REQUIREMENT :: Retype the whole listing verbatim and keep the pictures out of it.

INFORMATION SUPPLIED ::

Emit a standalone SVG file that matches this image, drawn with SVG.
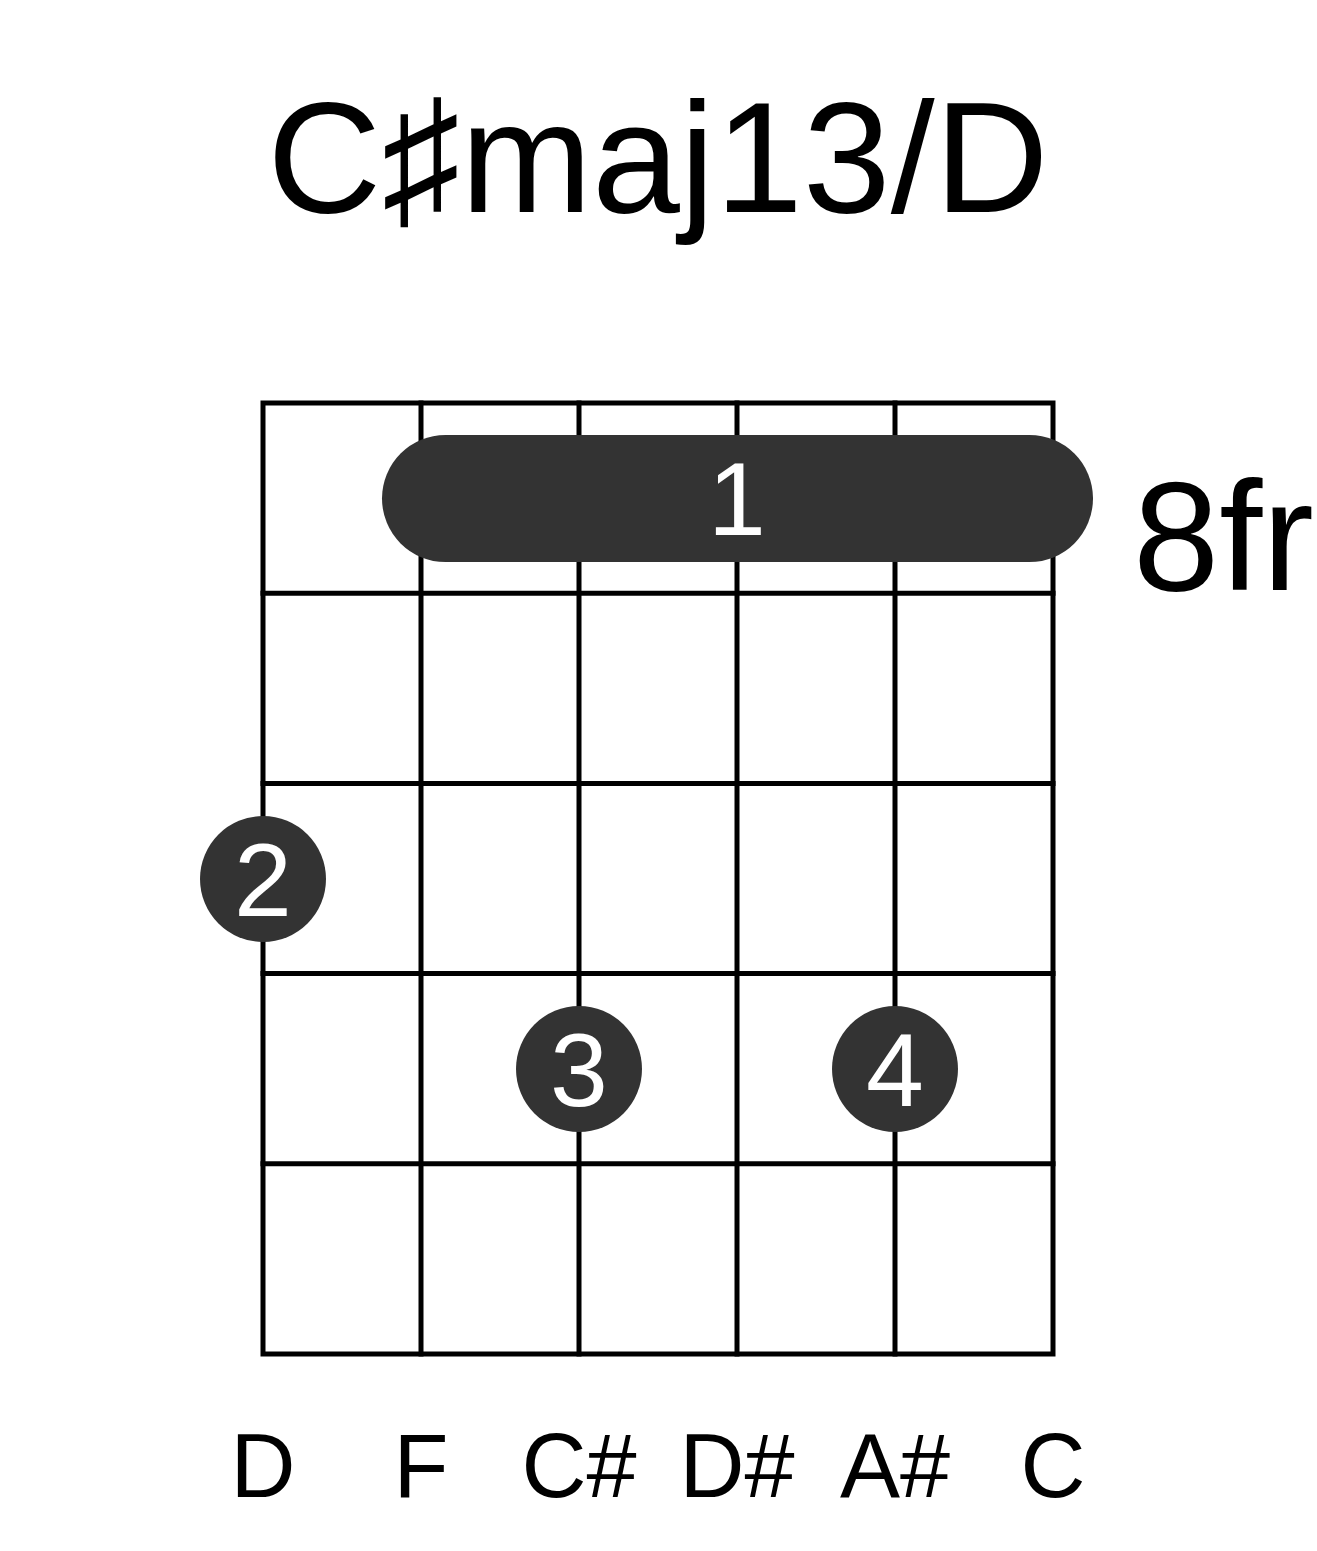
<svg xmlns="http://www.w3.org/2000/svg" width="1317" height="1551" viewBox="0 0 1317 1551">
<style>
.g{stroke:#000;stroke-width:5;fill:none;stroke-linecap:square}
.dot{fill:#333}
.fn{font-family:"Liberation Sans",Arial,sans-serif;fill:#fff;text-anchor:middle;font-size:104px}
.lbl{font-family:"Liberation Sans",Arial,sans-serif;fill:#000;text-anchor:middle}
</style>
<rect width="1317" height="1551" fill="#fff"/>
<text id="title" class="lbl" x="658" y="212" font-size="158">C♯maj13/D</text>
<g id="grid" class="g">
<rect x="263" y="403" width="790" height="951"/>
<line x1="421" y1="403" x2="421" y2="1354"/>
<line x1="579" y1="403" x2="579" y2="1354"/>
<line x1="737" y1="403" x2="737" y2="1354"/>
<line x1="895" y1="403" x2="895" y2="1354"/>
<line x1="263" y1="593.2" x2="1053" y2="593.2"/>
<line x1="263" y1="783.4" x2="1053" y2="783.4"/>
<line x1="263" y1="973.6" x2="1053" y2="973.6"/>
<line x1="263" y1="1163.8" x2="1053" y2="1163.8"/>
</g>
<g id="barre">
<rect class="dot" x="382" y="435" width="711" height="127" rx="63.5" ry="63.5"/>
<text class="fn" x="737" y="535">1</text>
</g>
<text id="fret" class="lbl" x="1133" y="590" font-size="155" style="text-anchor:start">8fr</text>
<g id="f2"><circle class="dot" cx="263" cy="879" r="63"/><text class="fn" x="263" y="916">2</text></g>
<g id="f3"><circle class="dot" cx="579" cy="1069" r="63"/><text class="fn" x="579" y="1106">3</text></g>
<g id="f4"><circle class="dot" cx="895" cy="1069" r="63"/><text class="fn" x="895" y="1106">4</text></g>
<g id="notes" class="lbl" font-size="90">
<text x="263" y="1497">D</text>
<text x="421" y="1497">F</text>
<text x="579" y="1497">C#</text>
<text x="737" y="1497">D#</text>
<text x="895" y="1497">A#</text>
<text x="1053" y="1497">C</text>
</g>
</svg>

ANSWER TO THE TASK ::
Emit a standalone SVG file that matches this image, drawn with SVG.
<svg xmlns="http://www.w3.org/2000/svg" width="1317" height="1551" viewBox="0 0 1317 1551">
<style>
.g{stroke:#000;stroke-width:5;fill:none;stroke-linecap:square}
.dot{fill:#333}
.fn{font-family:"Liberation Sans",Arial,sans-serif;fill:#fff;text-anchor:middle;font-size:104px}
.lbl{font-family:"Liberation Sans",Arial,sans-serif;fill:#000;text-anchor:middle}
</style>
<rect width="1317" height="1551" fill="#fff"/>
<text id="title" class="lbl" x="658" y="212" font-size="158">C♯maj13/D</text>
<g id="grid" class="g">
<rect x="263" y="403" width="790" height="951"/>
<line x1="421" y1="403" x2="421" y2="1354"/>
<line x1="579" y1="403" x2="579" y2="1354"/>
<line x1="737" y1="403" x2="737" y2="1354"/>
<line x1="895" y1="403" x2="895" y2="1354"/>
<line x1="263" y1="593.2" x2="1053" y2="593.2"/>
<line x1="263" y1="783.4" x2="1053" y2="783.4"/>
<line x1="263" y1="973.6" x2="1053" y2="973.6"/>
<line x1="263" y1="1163.8" x2="1053" y2="1163.8"/>
</g>
<g id="barre">
<rect class="dot" x="382" y="435" width="711" height="127" rx="63.5" ry="63.5"/>
<text class="fn" x="737" y="535">1</text>
</g>
<text id="fret" class="lbl" x="1133" y="590" font-size="155" style="text-anchor:start">8fr</text>
<g id="f2"><circle class="dot" cx="263" cy="879" r="63"/><text class="fn" x="263" y="916">2</text></g>
<g id="f3"><circle class="dot" cx="579" cy="1069" r="63"/><text class="fn" x="579" y="1106">3</text></g>
<g id="f4"><circle class="dot" cx="895" cy="1069" r="63"/><text class="fn" x="895" y="1106">4</text></g>
<g id="notes" class="lbl" font-size="90">
<text x="263" y="1497">D</text>
<text x="421" y="1497">F</text>
<text x="579" y="1497">C#</text>
<text x="737" y="1497">D#</text>
<text x="895" y="1497">A#</text>
<text x="1053" y="1497">C</text>
</g>
</svg>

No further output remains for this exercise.